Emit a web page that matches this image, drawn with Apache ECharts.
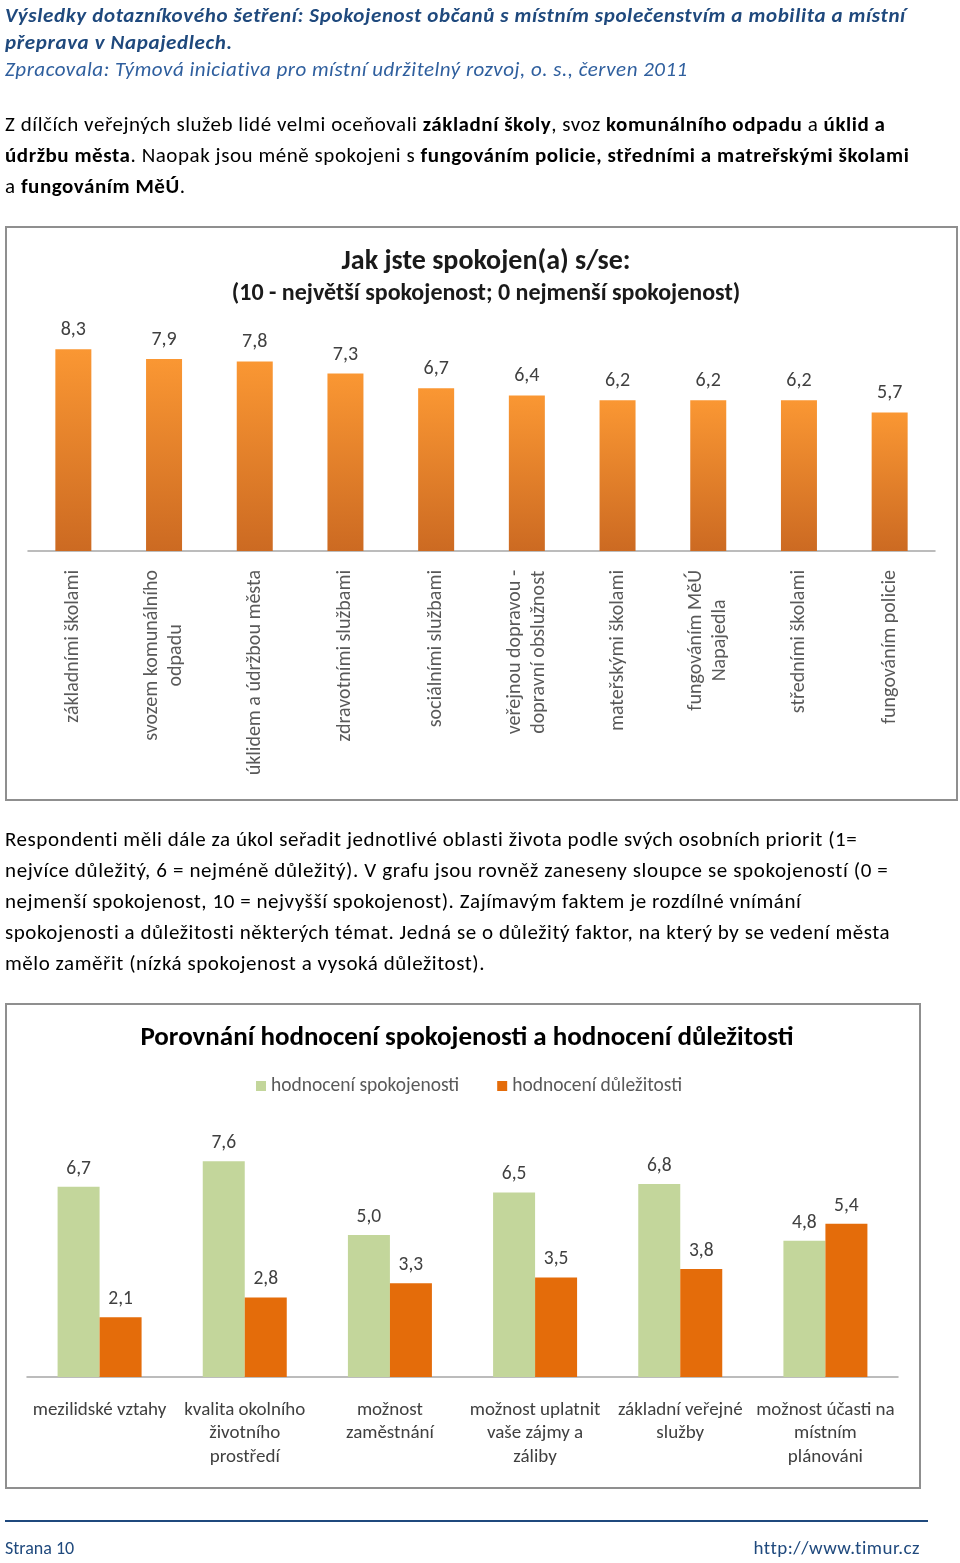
<!DOCTYPE html>
<html>
<head>
<meta charset="utf-8">
<script src="https://cdn.jsdelivr.net/npm/echarts@6/dist/echarts.min.js"></script>
<style>
  html, body { margin:0; padding:0; background:#fff; }
  #page { position:relative; width:960px; height:1563px; overflow:hidden; font-family: Carlito, Lato, 'Open Sans', sans-serif; }
  .ln { position:absolute; left:5px; white-space:nowrap; }
  .hd { font-size:21px; line-height:27px; letter-spacing:0.63px; }
  .tx { font-size:21px; line-height:31px; color:#000; letter-spacing:0.55px; }
  .box { position:absolute; border:2px solid #8f8f8f; box-sizing:border-box; }
  #chart { position:absolute; left:0; top:0; width:960px; height:1563px; }
</style>
</head>
<body>
<div id="page">
  <div class="box" style="left:5px; top:226px; width:953px; height:575px;"></div>
  <div class="box" style="left:5px; top:1003px; width:916px; height:486px;"></div>
  <div id="chart"></div>

  <div class="ln hd" style="top:2px; color:#1F497D; font-weight:bold; font-style:italic;">Výsledky dotazníkového šetření: Spokojenost občanů s místním společenstvím a mobilita a místní</div>
  <div class="ln hd" style="top:29px; color:#1F497D; font-weight:bold; font-style:italic;">přeprava v Napajedlech.</div>
  <div class="ln hd" style="top:56px; color:#2F5F9E; font-style:italic; letter-spacing:0.5px;">Zpracovala: Týmová iniciativa pro místní udržitelný rozvoj, o. s., červen 2011</div>

  <div class="ln tx" style="top:109px;">Z dílčích veřejných služeb lidé velmi oceňovali <b>základní školy</b>, svoz <b>komunálního odpadu</b> a <b>úklid a</b></div>
  <div class="ln tx" style="top:140px;"><b>údržbu města</b>. Naopak jsou méně spokojeni s <b>fungováním policie, středními a matreřskými školami</b></div>
  <div class="ln tx" style="top:171px;">a <b>fungováním MěÚ</b>.</div>

  <div class="ln tx" style="top:824px;">Respondenti měli dále za úkol seřadit jednotlivé oblasti života podle svých osobních priorit (1=</div>
  <div class="ln tx" style="top:855px; letter-spacing:0.62px;">nejvíce důležitý, 6 = nejméně důležitý). V grafu jsou rovněž zaneseny sloupce se spokojeností (0 =</div>
  <div class="ln tx" style="top:886px;">nejmenší spokojenost, 10 = nejvyšší spokojenost). Zajímavým faktem je rozdílné vnímání</div>
  <div class="ln tx" style="top:917px;">spokojenosti a důležitosti některých témat. Jedná se o důležitý faktor, na který by se vedení města</div>
  <div class="ln tx" style="top:948px;">mělo zaměřit (nízká spokojenost a vysoká důležitost).</div>

  <div style="position:absolute; left:5px; top:1520px; width:923px; height:2px; background:#1F497D;"></div>
  <div class="ln" style="top:1536px; font-size:18px; line-height:24px; color:#1F497D;">Strana 10</div>
  <div class="ln" style="top:1536px; left:auto; right:40px; font-size:19px; line-height:24px; letter-spacing:0.5px; color:#1F497D;">http://www.timur.cz</div>
</div>

<script>
const FONT = "Carlito, Lato, 'Open Sans', sans-serif";

// Chart 1: Jak jste spokojen(a) s/se
const satCats = ['základními školami', 'svozem komunálního\nodpadu', 'úklidem a údržbou města', 'zdravotními službami', 'sociálními službami', 'veřejnou dopravou -\ndopravní obslužnost', 'mateřskými školami', 'fungováním MěÚ\nNapajedla', 'středními školami', 'fungováním policie'];
const satValues = [8.3, 7.9, 7.8, 7.3, 6.7, 6.4, 6.2, 6.2, 6.2, 5.7];

// Chart 2: Porovnání hodnocení spokojenosti a hodnocení důležitosti
const cmpCats = ['mezilidské vztahy', 'kvalita okolního\nživotního\nprostředí', 'možnost\nzaměstnání', 'možnost uplatnit\nvaše zájmy a\nzáliby', 'základní veřejné\nslužby', 'možnost účasti na\nmístním\nplánováni'];
const satisfaction = [6.7, 7.6, 5.0, 6.5, 6.8, 4.8];
const importance = [2.1, 2.8, 3.3, 3.5, 3.8, 5.4];
const seriesNames = ['hodnocení spokojenosti', 'hodnocení důležitosti'];

const fmt = p => p.value.toFixed(1).replace('.', ',');

const chart = echarts.init(document.getElementById('chart'), null, { renderer: 'canvas' });
chart.setOption({
  backgroundColor: 'transparent',
  animation: false,
  textStyle: { fontFamily: FONT },
  title: [
    { text: 'Jak jste spokojen(a) s/se:', left: 481, top: 243, textAlign: 'center',
      textStyle: { fontFamily: FONT, fontSize: 28, fontWeight: 'bold', color: '#1a1a1a' } },
    { text: '(10 - největší spokojenost; 0 nejmenší spokojenost)', left: 481, top: 277, textAlign: 'center',
      textStyle: { fontFamily: FONT, fontSize: 24, fontWeight: 'bold', color: '#1a1a1a' } },
    { text: 'Porovnání hodnocení spokojenosti a hodnocení důležitosti', left: 462, top: 1020, textAlign: 'center',
      textStyle: { fontFamily: FONT, fontSize: 27, fontWeight: 'bold', color: '#000' } }
  ],
  legend: {
    data: seriesNames,
    left: 251, top: 1071,
    itemWidth: 10, itemHeight: 10, itemGap: 38,
    icon: 'rect',
    textStyle: { fontFamily: FONT, fontSize: 19.5, color: '#595959' }
  },
  grid: [
    { left: 28, top: 308, width: 907, height: 243 },
    { left: 27, top: 1093, width: 871, height: 284 }
  ],
  xAxis: [
    { type: 'category', gridIndex: 0, data: satCats,
      axisLine: { lineStyle: { color: '#a6a6a6', width: 1.5 } },
      axisTick: { show: false },
      axisLabel: {
        interval: 0, rotate: 90, margin: 19,
        formatter: s => s.split('\n').map(l => '{c|' + l + '}').join('\n'),
        rich: { c: { align: 'center', fontFamily: FONT, fontSize: 20, lineHeight: 24, color: '#595959' } }
      }
    },
    { type: 'category', gridIndex: 1, data: cmpCats,
      axisLine: { lineStyle: { color: '#a6a6a6', width: 1.5 } },
      axisTick: { show: false },
      axisLabel: { interval: 0, margin: 21, fontFamily: FONT, fontSize: 19, lineHeight: 23.5, color: '#404040', align: 'center' }
    }
  ],
  yAxis: [
    { type: 'value', gridIndex: 0, min: 0, max: 10, show: false, splitLine: { show: false } },
    { type: 'value', gridIndex: 1, min: 0, max: 10, show: false, splitLine: { show: false } }
  ],
  series: [
    { type: 'bar', xAxisIndex: 0, yAxisIndex: 0, data: satValues, barWidth: 36,
      itemStyle: { color: new echarts.graphic.LinearGradient(0, 0, 0, 1, [
        { offset: 0, color: '#FA9733' }, { offset: 1, color: '#CC6A22' } ]) },
      label: { show: true, position: 'top', distance: 9, formatter: fmt,
        fontFamily: FONT, fontSize: 20, color: '#404040' } },
    { name: seriesNames[0], type: 'bar', xAxisIndex: 1, yAxisIndex: 1, data: satisfaction, barWidth: 42, barGap: '0%',
      itemStyle: { color: '#C3D69B' },
      label: { show: true, position: 'top', distance: 8, formatter: fmt,
        fontFamily: FONT, fontSize: 19.5, color: '#404040' } },
    { name: seriesNames[1], type: 'bar', xAxisIndex: 1, yAxisIndex: 1, data: importance, barWidth: 42, barGap: '0%',
      itemStyle: { color: '#E46C0A' },
      label: { show: true, position: 'top', distance: 8, formatter: fmt,
        fontFamily: FONT, fontSize: 19.5, color: '#404040' } }
  ]
});
</script>
</body>
</html>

──────────────────────────────

WHAT YOU WILL DO: Except for the pictures, print the data above exactly.

TASK SOLUTION:
Emit a web page that matches this image, drawn with Apache ECharts.
<!DOCTYPE html>
<html>
<head>
<meta charset="utf-8">
<script src="https://cdn.jsdelivr.net/npm/echarts@6/dist/echarts.min.js"></script>
<style>
  html, body { margin:0; padding:0; background:#fff; }
  #page { position:relative; width:960px; height:1563px; overflow:hidden; font-family: Carlito, Lato, 'Open Sans', sans-serif; }
  .ln { position:absolute; left:5px; white-space:nowrap; }
  .hd { font-size:21px; line-height:27px; letter-spacing:0.63px; }
  .tx { font-size:21px; line-height:31px; color:#000; letter-spacing:0.55px; }
  .box { position:absolute; border:2px solid #8f8f8f; box-sizing:border-box; }
  #chart { position:absolute; left:0; top:0; width:960px; height:1563px; }
</style>
</head>
<body>
<div id="page">
  <div class="box" style="left:5px; top:226px; width:953px; height:575px;"></div>
  <div class="box" style="left:5px; top:1003px; width:916px; height:486px;"></div>
  <div id="chart"></div>

  <div class="ln hd" style="top:2px; color:#1F497D; font-weight:bold; font-style:italic;">Výsledky dotazníkového šetření: Spokojenost občanů s místním společenstvím a mobilita a místní</div>
  <div class="ln hd" style="top:29px; color:#1F497D; font-weight:bold; font-style:italic;">přeprava v Napajedlech.</div>
  <div class="ln hd" style="top:56px; color:#2F5F9E; font-style:italic; letter-spacing:0.5px;">Zpracovala: Týmová iniciativa pro místní udržitelný rozvoj, o. s., červen 2011</div>

  <div class="ln tx" style="top:109px;">Z dílčích veřejných služeb lidé velmi oceňovali <b>základní školy</b>, svoz <b>komunálního odpadu</b> a <b>úklid a</b></div>
  <div class="ln tx" style="top:140px;"><b>údržbu města</b>. Naopak jsou méně spokojeni s <b>fungováním policie, středními a matreřskými školami</b></div>
  <div class="ln tx" style="top:171px;">a <b>fungováním MěÚ</b>.</div>

  <div class="ln tx" style="top:824px;">Respondenti měli dále za úkol seřadit jednotlivé oblasti života podle svých osobních priorit (1=</div>
  <div class="ln tx" style="top:855px; letter-spacing:0.62px;">nejvíce důležitý, 6 = nejméně důležitý). V grafu jsou rovněž zaneseny sloupce se spokojeností (0 =</div>
  <div class="ln tx" style="top:886px;">nejmenší spokojenost, 10 = nejvyšší spokojenost). Zajímavým faktem je rozdílné vnímání</div>
  <div class="ln tx" style="top:917px;">spokojenosti a důležitosti některých témat. Jedná se o důležitý faktor, na který by se vedení města</div>
  <div class="ln tx" style="top:948px;">mělo zaměřit (nízká spokojenost a vysoká důležitost).</div>

  <div style="position:absolute; left:5px; top:1520px; width:923px; height:2px; background:#1F497D;"></div>
  <div class="ln" style="top:1536px; font-size:18px; line-height:24px; color:#1F497D;">Strana 10</div>
  <div class="ln" style="top:1536px; left:auto; right:40px; font-size:19px; line-height:24px; letter-spacing:0.5px; color:#1F497D;">http://www.timur.cz</div>
</div>

<script>
const FONT = "Carlito, Lato, 'Open Sans', sans-serif";

// Chart 1: Jak jste spokojen(a) s/se
const satCats = ['základními školami', 'svozem komunálního\nodpadu', 'úklidem a údržbou města', 'zdravotními službami', 'sociálními službami', 'veřejnou dopravou -\ndopravní obslužnost', 'mateřskými školami', 'fungováním MěÚ\nNapajedla', 'středními školami', 'fungováním policie'];
const satValues = [8.3, 7.9, 7.8, 7.3, 6.7, 6.4, 6.2, 6.2, 6.2, 5.7];

// Chart 2: Porovnání hodnocení spokojenosti a hodnocení důležitosti
const cmpCats = ['mezilidské vztahy', 'kvalita okolního\nživotního\nprostředí', 'možnost\nzaměstnání', 'možnost uplatnit\nvaše zájmy a\nzáliby', 'základní veřejné\nslužby', 'možnost účasti na\nmístním\nplánováni'];
const satisfaction = [6.7, 7.6, 5.0, 6.5, 6.8, 4.8];
const importance = [2.1, 2.8, 3.3, 3.5, 3.8, 5.4];
const seriesNames = ['hodnocení spokojenosti', 'hodnocení důležitosti'];

const fmt = p => p.value.toFixed(1).replace('.', ',');

const chart = echarts.init(document.getElementById('chart'), null, { renderer: 'canvas' });
chart.setOption({
  backgroundColor: 'transparent',
  animation: false,
  textStyle: { fontFamily: FONT },
  title: [
    { text: 'Jak jste spokojen(a) s/se:', left: 481, top: 243, textAlign: 'center',
      textStyle: { fontFamily: FONT, fontSize: 28, fontWeight: 'bold', color: '#1a1a1a' } },
    { text: '(10 - největší spokojenost; 0 nejmenší spokojenost)', left: 481, top: 277, textAlign: 'center',
      textStyle: { fontFamily: FONT, fontSize: 24, fontWeight: 'bold', color: '#1a1a1a' } },
    { text: 'Porovnání hodnocení spokojenosti a hodnocení důležitosti', left: 462, top: 1020, textAlign: 'center',
      textStyle: { fontFamily: FONT, fontSize: 27, fontWeight: 'bold', color: '#000' } }
  ],
  legend: {
    data: seriesNames,
    left: 251, top: 1071,
    itemWidth: 10, itemHeight: 10, itemGap: 38,
    icon: 'rect',
    textStyle: { fontFamily: FONT, fontSize: 19.5, color: '#595959' }
  },
  grid: [
    { left: 28, top: 308, width: 907, height: 243 },
    { left: 27, top: 1093, width: 871, height: 284 }
  ],
  xAxis: [
    { type: 'category', gridIndex: 0, data: satCats,
      axisLine: { lineStyle: { color: '#a6a6a6', width: 1.5 } },
      axisTick: { show: false },
      axisLabel: {
        interval: 0, rotate: 90, margin: 19,
        formatter: s => s.split('\n').map(l => '{c|' + l + '}').join('\n'),
        rich: { c: { align: 'center', fontFamily: FONT, fontSize: 20, lineHeight: 24, color: '#595959' } }
      }
    },
    { type: 'category', gridIndex: 1, data: cmpCats,
      axisLine: { lineStyle: { color: '#a6a6a6', width: 1.5 } },
      axisTick: { show: false },
      axisLabel: { interval: 0, margin: 21, fontFamily: FONT, fontSize: 19, lineHeight: 23.5, color: '#404040', align: 'center' }
    }
  ],
  yAxis: [
    { type: 'value', gridIndex: 0, min: 0, max: 10, show: false, splitLine: { show: false } },
    { type: 'value', gridIndex: 1, min: 0, max: 10, show: false, splitLine: { show: false } }
  ],
  series: [
    { type: 'bar', xAxisIndex: 0, yAxisIndex: 0, data: satValues, barWidth: 36,
      itemStyle: { color: new echarts.graphic.LinearGradient(0, 0, 0, 1, [
        { offset: 0, color: '#FA9733' }, { offset: 1, color: '#CC6A22' } ]) },
      label: { show: true, position: 'top', distance: 9, formatter: fmt,
        fontFamily: FONT, fontSize: 20, color: '#404040' } },
    { name: seriesNames[0], type: 'bar', xAxisIndex: 1, yAxisIndex: 1, data: satisfaction, barWidth: 42, barGap: '0%',
      itemStyle: { color: '#C3D69B' },
      label: { show: true, position: 'top', distance: 8, formatter: fmt,
        fontFamily: FONT, fontSize: 19.5, color: '#404040' } },
    { name: seriesNames[1], type: 'bar', xAxisIndex: 1, yAxisIndex: 1, data: importance, barWidth: 42, barGap: '0%',
      itemStyle: { color: '#E46C0A' },
      label: { show: true, position: 'top', distance: 8, formatter: fmt,
        fontFamily: FONT, fontSize: 19.5, color: '#404040' } }
  ]
});
</script>
</body>
</html>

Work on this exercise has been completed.